Purchasing a home changes one immensely! First of all, I've become a huge fan of HGTV, perusing every show for design ideas, landscaping techniques, and first-time home buying tips. It is not uncommon for me to stay up well into midnight watching shows merely for painting styles, knowing that I need to wake up early for work the next day. But all the hard work will pay off. Already I have a clear understanding of how to install flagstone walkways, and build a wood deck, and you can bet your bottom dollar that I will do both with that tax credit money.

I know that home ownership is not for everyone. As of June, the national unemployment rate is 9.7 percent, and locally (San Bernardino) 12.8%, though I believe it's higher because these statistics only report those who qualify for unemployment benefits. I assume it's closer to 14-15% locally. To add to these woes, the metro foreclosure rate for Riverside-San Bernardino ranks 5th in the nation, and that's set to rise, as the next round of foreclosures will be from those who before the crash had perfectly good credit and even reasonable mortgages, but because they are now out of work, they can't make their mortgage payments. It will also come from those who refinanced under the boom and didn't reinvest into their homes. Instead, they bought "toys": off-road vehicles, cars, motorcycles, etc, all of which require expensive vehicle registration fees. Now their weighted under massive debt and their home isn't worth the amount of their refi.

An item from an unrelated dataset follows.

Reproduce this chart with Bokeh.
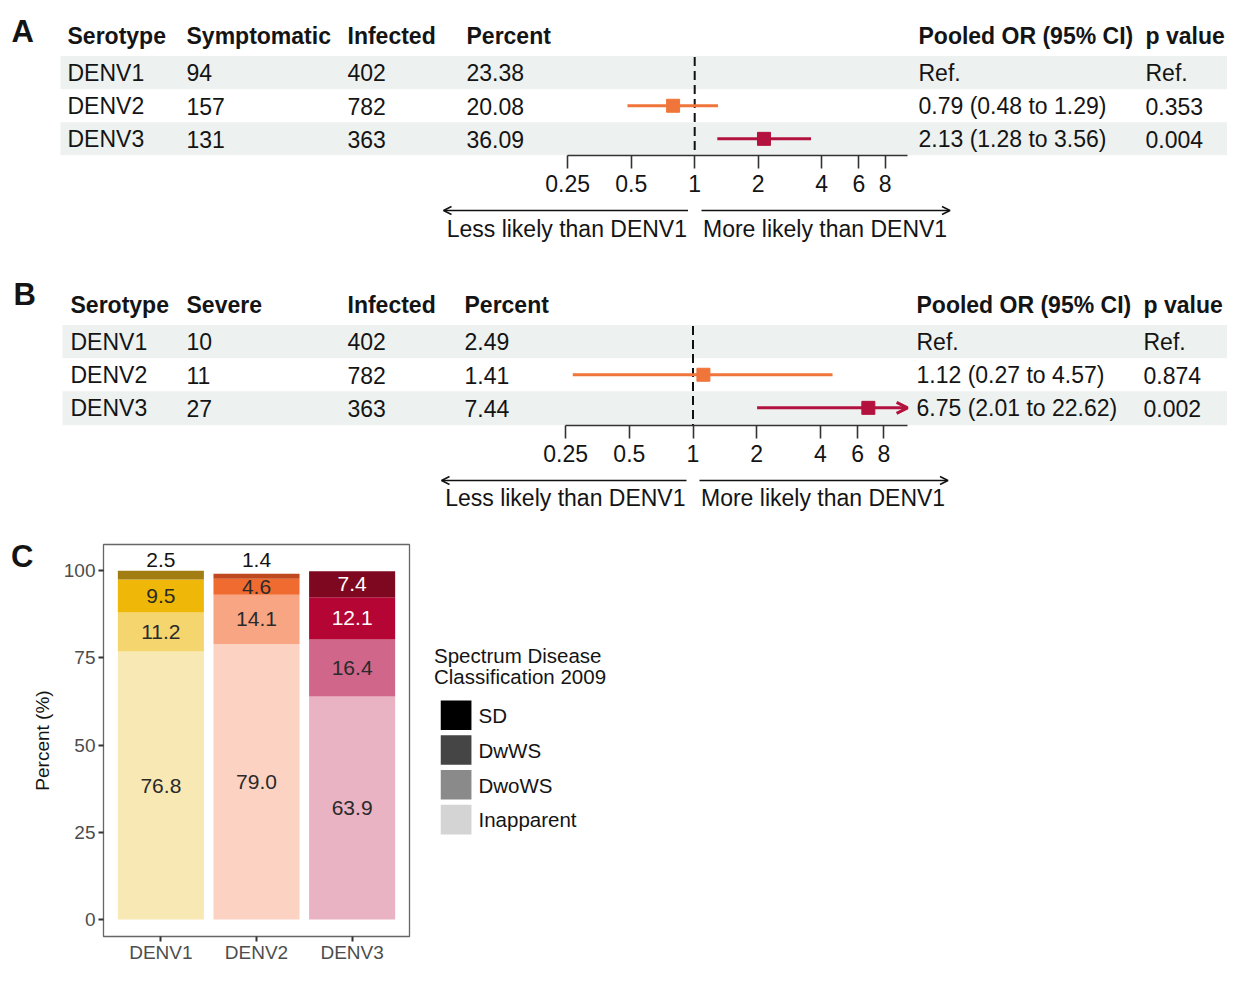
from bokeh.plotting import figure
from bokeh.models import (Range1d, FactorRange, LogScale, LogAxis, LinearAxis, FixedTicker,
                          CustomJSTickFormatter, Arrow, OpenHead, ColumnDataSource)
from bokeh.layouts import column, row
from bokeh.embed import file_html
from bokeh.resources import INLINE
from bokeh.core.properties import value

FONT = "Liberation Sans"
TXT = "#141414"

# ---------------- data ----------------
serotypes = ["DENV1", "DENV2", "DENV3"]
infected = [402, 782, 363]

# Panel A: symptomatic infection
symptomatic = [94, 157, 131]
pct_symptomatic = [23.38, 20.08, 36.09]
or_sympt = [None, 0.79, 2.13]
lo_sympt = [None, 0.48, 1.28]
hi_sympt = [None, 1.29, 3.56]
p_sympt = ["Ref.", "0.353", "0.004"]

# Panel B: severe disease
severe = [10, 11, 27]
pct_severe = [2.49, 1.41, 7.44]
or_severe = [None, 1.12, 6.75]
lo_severe = [None, 0.27, 2.01]
hi_severe = [None, 4.57, 22.62]
p_severe = ["Ref.", "0.874", "0.002"]

or_ticks = [0.25, 0.5, 1, 2, 4, 6, 8]

# Panel C: disease spectrum (percent)
classes = ["SD", "DwWS", "DwoWS", "Inapparent"]
pct_SD = [2.5, 1.4, 7.4]
pct_DwWS = [9.5, 4.6, 12.1]
pct_DwoWS = [11.2, 14.1, 16.4]
pct_Inapparent = [76.8, 79.0, 63.9]
c_yticks = [0, 25, 50, 75, 100]

# ---------------- styles ----------------
sero_color = {"DENV2": "#F0753A", "DENV3": "#B3123F"}
bar_colors = {
    "DENV1": {"SD": "#A27E12", "DwWS": "#EFB808", "DwoWS": "#F5D56E", "Inapparent": "#F8E8B4"},
    "DENV2": {"SD": "#C0481E", "DwWS": "#F06B30", "DwoWS": "#F7A582", "Inapparent": "#FCD3C3"},
    "DENV3": {"SD": "#7D0820", "DwWS": "#B40535", "DwoWS": "#D0668A", "Inapparent": "#E9B3C3"},
}
legend_colors = ["#000000", "#454545", "#8A8A8A", "#D4D4D4"]
BAND = "#EDF1EF"
W = 1227
FS = "23px"


def lum(h):
    r, g, b = (int(h[i:i + 2], 16) / 255 for i in (1, 3, 5))
    return 0.2126 * r + 0.7152 * g + 0.0722 * b


def strip_fig(height, y_top, y_bot, border_bottom, c=None, k=63.55):
    p = figure(width=W, height=height, x_range=Range1d(0, W), y_range=Range1d(y_bot, y_top),
               x_axis_type=None, y_axis_type=None, output_backend="svg", toolbar_location=None,
               min_border_left=0, min_border_right=0, min_border_top=0,
               min_border_bottom=border_bottom)
    p.outline_line_color = None
    p.background_fill_color = "white"
    p.border_fill_color = "white"
    if c is not None:
        p.extra_x_ranges = {"or": Range1d(2 ** ((0 - c) / k), 2 ** ((W - c) / k))}
        p.extra_x_scales = {"or": LogScale()}
    return p


def texts(p, xs, ys, ts, bold=False, size=FS, align="left", color=TXT):
    p.text(x=xs, y=ys, text=ts, text_font=value(FONT), text_font_size=size,
           text_font_style="bold" if bold else "normal", text_align=align,
           text_baseline="middle", text_color=color)


def or_text(o, l, h):
    return "Ref." if o is None else f"{o:.2f} ({l:.2f} to {h:.2f})"


def panel_table(p, off, letter, letter_x, letter_y, col_x, headers, counts, pcts, ors, los, his, ps,
                band_left, xmax, axis_y):
    top0 = 55.6 + off
    rh = 33.1
    band_tops = [top0 + rh * i for i in range(3)]
    centers = [t + rh / 2 for t in band_tops]
    # striped rows
    p.quad(left=band_left, right=1243, top=[band_tops[0], band_tops[2]],
           bottom=[band_tops[0] + rh, axis_y], fill_color=BAND, line_color=None)
    # panel letter
    texts(p, [letter_x], [letter_y], [letter], bold=True, size="31px")
    # headers
    texts(p, col_x, [35.8 + off] * len(col_x), headers, bold=True)
    # rows
    for i, s in enumerate(serotypes):
        row_vals = [s, str(counts[i]), str(infected[i]), f"{pcts[i]:.2f}",
                    or_text(ors[i], los[i], his[i]), ps[i]]
        texts(p, col_x, [centers[i] + 0.3] * 6, row_vals)
    # reference line
    p.segment(x0=[1], x1=[1], y0=[top0 + 1], y1=[axis_y], x_range_name="or",
              line_color="#111111", line_width=2, line_dash="9 5")
    # estimates
    for i, (o, l, h) in enumerate(zip(ors, los, his)):
        if o is None:
            continue
        col = sero_color[serotypes[i]]
        y = centers[i]
        if h > xmax:
            p.add_layout(Arrow(x_start=l, y_start=y, x_end=xmax, y_end=y, x_range_name="or",
                               line_color=col, line_width=3,
                               end=OpenHead(size=11, line_color=col, line_width=3)))
        else:
            p.segment(x0=[l], x1=[h], y0=[y], y1=[y], x_range_name="or",
                      line_color=col, line_width=3)
        p.scatter(x=[o], y=[y], marker="square", size=13, fill_color=col, line_color=col,
                  x_range_name="or")
    ax = LogAxis(x_range_name="or", ticker=FixedTicker(ticks=or_ticks, minor_ticks=[]),
                 formatter=CustomJSTickFormatter(code="return tick.toString()"),
                 bounds=(min(or_ticks), xmax), major_tick_out=13, major_tick_in=0,
                 minor_tick_out=0, minor_tick_in=0, axis_line_color="#333333",
                 axis_line_width=1.6, major_tick_line_color="#333333", major_tick_line_width=1.6,
                 major_label_standoff=6, major_label_text_font=FONT,
                 major_label_text_font_size=FS, major_label_text_color=TXT)
    p.add_layout(ax, "below")


def direction(p, y_line, y_text, x_l_end, x_l, x_r, x_r_end):
    p.add_layout(Arrow(x_start=x_l, y_start=y_line, x_end=x_l_end, y_end=y_line,
                       line_color="#111111", line_width=1.5,
                       end=OpenHead(size=8, line_color="#111111", line_width=1.5)))
    p.add_layout(Arrow(x_start=x_r, y_start=y_line, x_end=x_r_end, y_end=y_line,
                       line_color="#111111", line_width=1.5,
                       end=OpenHead(size=8, line_color="#111111", line_width=1.5)))
    texts(p, [x_l - 1], [y_text], ["Less likely than DENV1"], align="right")
    texts(p, [x_r + 1.5], [y_text], ["More likely than DENV1"], align="left")


# ---------------- Panel A ----------------
fA = strip_fig(200, 0, 155, 45, c=694.2, k=63.5)
panel_table(fA, 0, "A", 11, 30.5, [67, 186, 347, 466, 918, 1145],
            ["Serotype", "Symptomatic", "Infected", "Percent", "Pooled OR (95% CI)", "p value"],
            symptomatic, pct_symptomatic, or_sympt, lo_sympt, hi_sympt, p_sympt,
            60, 10.2, 155)

# ---------------- A arrows + Panel B ----------------
OFF_B = 269
fB = strip_fig(270, 200, 155 + OFF_B + 1, 45, c=692.5, k=63.65)
direction(fB, 210, 228.8, 443, 687.5, 701, 949.5)
panel_table(fB, OFF_B, "B", 13, 299.5 - 6, [70, 186, 347, 464, 916, 1143],
            ["Serotype", "Severe", "Infected", "Percent", "Pooled OR (95% CI)", "p value"],
            severe, pct_severe, or_severe, lo_severe, hi_severe, p_severe,
            62, 10.35, 155 + OFF_B + 1)

# ---------------- B arrows ----------------
fB2 = strip_fig(58, 470, 528, 0)
direction(fB2, 210 + OFF_B + 1, 228.8 + OFF_B, 441, 686, 699, 947.5)

# ---------------- Panel C ----------------
vals = {"SD": pct_SD, "DwWS": pct_DwWS, "DwoWS": pct_DwoWS, "Inapparent": pct_Inapparent}
stack_order = ["Inapparent", "DwoWS", "DwWS", "SD"]
bx, bb, bt, bc = [], [], [], []
lx, ly, lt, lc = [], [], [], []
for j, s in enumerate(serotypes):
    base = 0.0
    for cls in stack_order:
        v = vals[cls][j]
        col = bar_colors[s][cls]
        bx.append(s); bb.append(base); bt.append(base + v); bc.append(col)
        lx.append(s); lt.append(f"{v:.1f}")
        if cls == "SD" and v < 5:
            ly.append(103.0); lc.append(TXT)
        else:
            ly.append(base + v / 2); lc.append("white" if lum(col) < 0.35 else "#2a2a2a")
        base += v

pc = figure(width=420, height=437,
            x_range=FactorRange(factors=serotypes, range_padding=0.1, range_padding_units="absolute"),
            y_range=Range1d(-4.86, 107.5), output_backend="svg", toolbar_location=None,
            min_border_left=103, min_border_right=11, min_border_top=16, min_border_bottom=27)
pc.vbar(x="x", top="top", bottom="bottom", width=0.9, fill_color="color", line_color=None,
        source=ColumnDataSource(dict(x=bx, top=bt, bottom=bb, color=bc)))
pc.text(x="x", y="y", text="t", text_color="c", text_font=value(FONT), text_font_size="21px",
        text_align="center", text_baseline="middle",
        source=ColumnDataSource(dict(x=lx, y=ly, t=lt, c=lc)))
pc.xgrid.visible = False
pc.ygrid.visible = False
pc.yaxis.ticker = FixedTicker(ticks=c_yticks, minor_ticks=[])
pc.yaxis.axis_label = "Percent (%)"
pc.yaxis.axis_label_text_font = FONT
pc.yaxis.axis_label_text_font_size = "19px"
pc.yaxis.axis_label_text_font_style = "normal"
pc.yaxis.axis_label_text_color = TXT
pc.yaxis.axis_label_standoff = 8
for ax in (pc.xaxis[0], pc.yaxis[0]):
    ax.axis_line_color = None
    ax.major_tick_out = 5
    ax.major_tick_in = 0
    ax.minor_tick_out = 0
    ax.minor_tick_in = 0
    ax.major_tick_line_color = "#333333"
    ax.major_tick_line_width = 2
    ax.major_label_text_font = FONT
    ax.major_label_text_font_size = "19px"
    ax.major_label_text_color = "#4D4D4D"
pc.yaxis.major_label_standoff = 3
pc.xaxis.major_label_standoff = 0
pc.outline_line_color = "#666666"
pc.outline_line_width = 1.3
pc.background_fill_color = "white"
pc.border_fill_color = "white"
# panel letter "C" (outer left axis carrying only the letter)
pc.add_layout(LinearAxis(ticker=FixedTicker(ticks=[104.0], minor_ticks=[]),
                         formatter=CustomJSTickFormatter(code='return "C"'),
                         axis_line_color=None, major_tick_line_color=None, major_tick_out=0,
                         major_tick_in=0, minor_tick_out=0, minor_tick_in=0,
                         major_label_standoff=-5, major_label_text_font=FONT,
                         major_label_text_font_size="31px", major_label_text_font_style="bold",
                         major_label_text_color=TXT), "left")

# ---------------- legend ----------------
DL = 11
pl = figure(width=W - 420, height=437, x_range=Range1d(420, W), y_range=Range1d(965 + DL, 528 + DL),
            x_axis_type=None, y_axis_type=None, output_backend="svg", toolbar_location=None,
            min_border_left=0, min_border_right=0, min_border_top=0, min_border_bottom=0)
pl.outline_line_color = None
texts(pl, [433.5, 433.5], [662.3, 686.3], ["Spectrum Disease", "Classification 2009"], size="20.5px")
key_y = [729.3 + 38.8 * i for i in range(len(classes))]
pl.rect(x=[455.6] * len(classes), y=key_y, width=30.7, height=33, fill_color=legend_colors,
        line_color=None)
texts(pl, [478] * len(classes), [y + 0.3 for y in key_y], classes, size="20.5px")

layout = column(fA, fB, fB2, row(pc, pl))
open("out.html", "w").write(file_html(layout, INLINE, "Dengue serotype outcomes"))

If there is one thing we as a nation can learn from this economic crash, it's that we must begin to be more frugal and even savvy with our finances. It's time that we quit living in excess and stop shopping for needless crap: large flat screen TVs, big trucks, worthless collectibles etc. and start thinking about our future and our children's futures. With that said, I hope many will come out of these hard economic times in much better shape, financially, than they went into it.